The Pew Report study said there are six African nations in which at least 10% of Christians live in a polygamous household and another six in which at least 5% of Christians live in a polygamous household.

By comparison, the study said, a rather high percentage of Muslims tend to live in polygamous situations than Christians in sub-Saharan Africa and West and Central Africa, 25% of Muslims are more likely to live in polygamous relationships compared to just 3% of Christians.

However, the Pew Report study also noted that polygamy is “banned throughout much of the world, and the United Nations Human Rights Committee, which has said that ‘polygamy violates the dignity of women,’ called for it to ‘be definitely abolished wherever it continues to exist.'”

That sentiment is not only one of the Catholic Church’s main concerns, but also by African researchers who have studied the cultural aspects of the practice.

In his 2013 paper, “Critical reflections on polygamy in the African Christian context,” African theologian Elijah M. Baloyi noted that for its adherents, polygamy is held in high regard in African culture for several reasons, including the belief that “the more wives a man has, the more children he is likely to have, and the more children, the greater the chances that the family will enjoy immortality.”

Other reasons that some cultures in Africa use to justify the practice range from it serving as a “remedy for the problem of infertility” to the “fulfillment of the desire for a male heir.”

However, Baloyi, citing the works of several African scholars, argued that a critical evaluation of polygamy revealed “that not only does it encourage the treatment of women as inferior beings, but it also foments rivalry between wives and forces many women to share already scarce resources with co-wives and their children.”

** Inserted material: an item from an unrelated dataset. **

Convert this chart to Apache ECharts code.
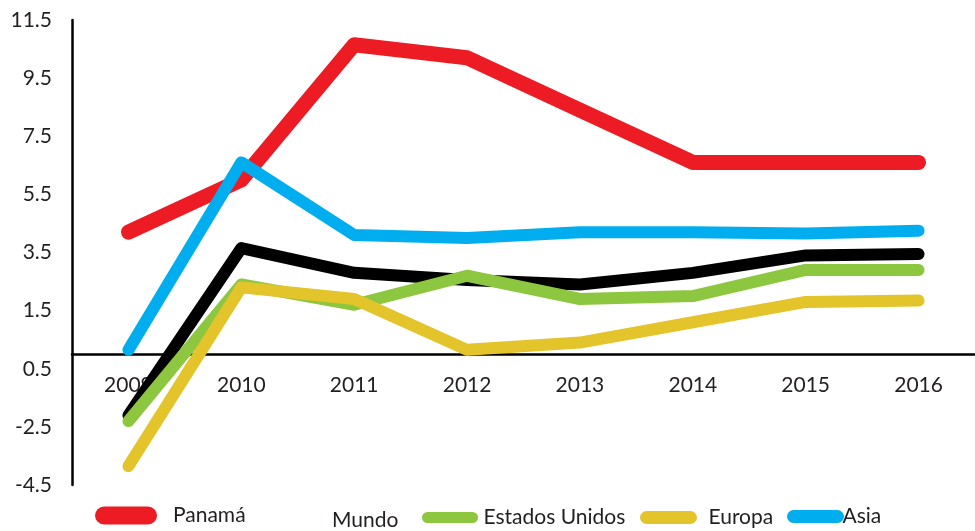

He also stated that “it is very difficult to defend polygamy in modern times” and that “the modern African woman is assertive of her marital rights and her right to equality and dignity, and is no longer prepared to live out her life in perpetual sexual slavery in a patriarchal system in which polygamy is used as an oppressive practice.”

The Christian Church, Baloyi wrote, “needs to take a decisive stand with regard to polygamists who want to join the Church. Faith is the responsibility of an individual, but Church is the responsibility of people, and faith manifests itself in the Church.”